- YOUR OBJECTIVE:
Can you transcribe every line exactly and leave the pictures behind?

┄┄┄┄┄┄┄┄┄┄

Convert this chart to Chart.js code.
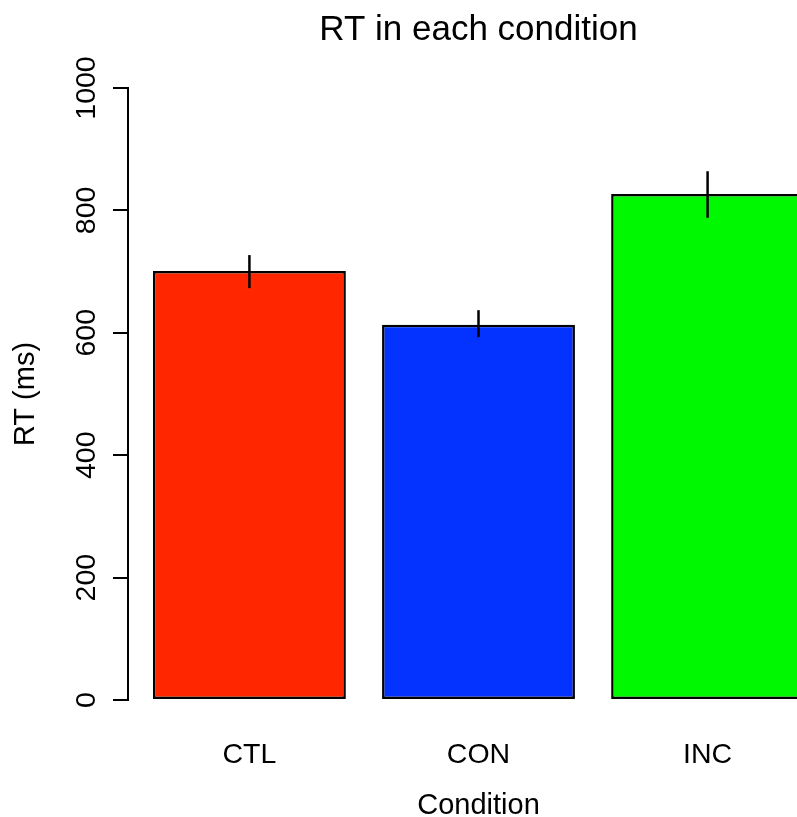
<!DOCTYPE html>
<html><head><meta charset="utf-8">
<script src="https://cdn.jsdelivr.net/npm/chart.js@4/dist/chart.umd.min.js"></script>
<style>html,body{margin:0;padding:0;overflow:hidden;background:#fff;width:797px;height:817px}canvas{display:block}</style>
</head><body>
<canvas id="c" width="860" height="840"></canvas>
<script>
const categories = ['CTL', 'CON', 'INC'];
const meanRT = [701, 613, 827];
const errLow = [673, 593, 788];
const errHigh = [727, 637, 864];
const yTicks = [0, 200, 400, 600, 800, 1000];
const barColors = ['#FF2600', '#0433FF', '#00F900'];

Chart.defaults.font.family = "'Liberation Sans', Arial, Helvetica, sans-serif";
Chart.defaults.color = '#000';

const errorBars = {
  id: 'errorBars',
  afterDatasetsDraw(chart) {
    const {ctx, scales: {x, y}} = chart;
    ctx.save();
    ctx.strokeStyle = '#000';
    ctx.lineWidth = 2.5;
    categories.forEach((c, i) => {
      const px = x.getPixelForValue(i + 1);
      ctx.beginPath();
      ctx.moveTo(px, y.getPixelForValue(errLow[i]));
      ctx.lineTo(px, y.getPixelForValue(errHigh[i]));
      ctx.stroke();
    });
    ctx.restore();
  }
};

new Chart(document.getElementById('c'), {
  type: 'bar',
  data: {
    datasets: [{
      data: meanRT.map((v, i) => ({x: i + 1, y: v})),
      backgroundColor: barColors,
      borderColor: '#000',
      borderWidth: 2.5,
      borderSkipped: false,
      categoryPercentage: 1,
      barPercentage: 0.842,
      clip: 4
    }]
  },
  options: {
    responsive: false,
    animation: false,
    layout: {padding: {left: 0, right: 31, top: 0, bottom: 0}},
    plugins: {
      legend: {display: false},
      tooltip: {enabled: false},
      title: {
        display: true, text: 'RT in each condition', fullSize: false,
        font: {size: 35, weight: 'normal'}, color: '#000',
        padding: {top: 9, bottom: 37}
      }
    },
    scales: {
      x: {
        type: 'linear', min: 0.47, max: 3.53, offset: false,
        grid: {display: false, offset: false}, border: {display: false},
        afterBuildTicks: s => { s.ticks = categories.map((c, i) => ({value: i + 1})); },
        ticks: {autoSkip: false, maxRotation: 0, minRotation: 0, padding: 30,
          font: {size: 28.5}, color: '#000', callback: v => categories[v - 1]},
        title: {display: true, text: 'Condition', font: {size: 29}, color: '#000',
          padding: {top: 0, bottom: 17}},
        afterFit: s => { s.height = 140; }
      },
      y: {
        min: 0, max: 1000,
        afterBuildTicks: s => { s.ticks = yTicks.map(v => ({value: v})); },
        grid: {drawOnChartArea: false, drawTicks: true, tickLength: 15, color: '#000', lineWidth: 2},
        border: {display: true, color: '#000', width: 2},
        ticks: {minRotation: 90, maxRotation: 90, crossAlign: 'center', padding: -6,
          font: {size: 28.5}, color: '#000', callback: v => String(v)},
        title: {display: true, text: 'RT (ms)', font: {size: 29}, color: '#000',
          padding: {top: 9, bottom: 0}},
        afterFit: s => { s.width = 128; }
      }
    }
  },
  plugins: [errorBars]
});
</script>
</body></html>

┄┄┄┄┄┄┄┄┄┄

- OUTPUT FOR THIS TASK:
Convert this chart to Chart.js code.
<!DOCTYPE html>
<html><head><meta charset="utf-8">
<script src="https://cdn.jsdelivr.net/npm/chart.js@4/dist/chart.umd.min.js"></script>
<style>html,body{margin:0;padding:0;overflow:hidden;background:#fff;width:797px;height:817px}canvas{display:block}</style>
</head><body>
<canvas id="c" width="860" height="840"></canvas>
<script>
const categories = ['CTL', 'CON', 'INC'];
const meanRT = [701, 613, 827];
const errLow = [673, 593, 788];
const errHigh = [727, 637, 864];
const yTicks = [0, 200, 400, 600, 800, 1000];
const barColors = ['#FF2600', '#0433FF', '#00F900'];

Chart.defaults.font.family = "'Liberation Sans', Arial, Helvetica, sans-serif";
Chart.defaults.color = '#000';

const errorBars = {
  id: 'errorBars',
  afterDatasetsDraw(chart) {
    const {ctx, scales: {x, y}} = chart;
    ctx.save();
    ctx.strokeStyle = '#000';
    ctx.lineWidth = 2.5;
    categories.forEach((c, i) => {
      const px = x.getPixelForValue(i + 1);
      ctx.beginPath();
      ctx.moveTo(px, y.getPixelForValue(errLow[i]));
      ctx.lineTo(px, y.getPixelForValue(errHigh[i]));
      ctx.stroke();
    });
    ctx.restore();
  }
};

new Chart(document.getElementById('c'), {
  type: 'bar',
  data: {
    datasets: [{
      data: meanRT.map((v, i) => ({x: i + 1, y: v})),
      backgroundColor: barColors,
      borderColor: '#000',
      borderWidth: 2.5,
      borderSkipped: false,
      categoryPercentage: 1,
      barPercentage: 0.842,
      clip: 4
    }]
  },
  options: {
    responsive: false,
    animation: false,
    layout: {padding: {left: 0, right: 31, top: 0, bottom: 0}},
    plugins: {
      legend: {display: false},
      tooltip: {enabled: false},
      title: {
        display: true, text: 'RT in each condition', fullSize: false,
        font: {size: 35, weight: 'normal'}, color: '#000',
        padding: {top: 9, bottom: 37}
      }
    },
    scales: {
      x: {
        type: 'linear', min: 0.47, max: 3.53, offset: false,
        grid: {display: false, offset: false}, border: {display: false},
        afterBuildTicks: s => { s.ticks = categories.map((c, i) => ({value: i + 1})); },
        ticks: {autoSkip: false, maxRotation: 0, minRotation: 0, padding: 30,
          font: {size: 28.5}, color: '#000', callback: v => categories[v - 1]},
        title: {display: true, text: 'Condition', font: {size: 29}, color: '#000',
          padding: {top: 0, bottom: 17}},
        afterFit: s => { s.height = 140; }
      },
      y: {
        min: 0, max: 1000,
        afterBuildTicks: s => { s.ticks = yTicks.map(v => ({value: v})); },
        grid: {drawOnChartArea: false, drawTicks: true, tickLength: 15, color: '#000', lineWidth: 2},
        border: {display: true, color: '#000', width: 2},
        ticks: {minRotation: 90, maxRotation: 90, crossAlign: 'center', padding: -6,
          font: {size: 28.5}, color: '#000', callback: v => String(v)},
        title: {display: true, text: 'RT (ms)', font: {size: 29}, color: '#000',
          padding: {top: 9, bottom: 0}},
        afterFit: s => { s.width = 128; }
      }
    }
  },
  plugins: [errorBars]
});
</script>
</body></html>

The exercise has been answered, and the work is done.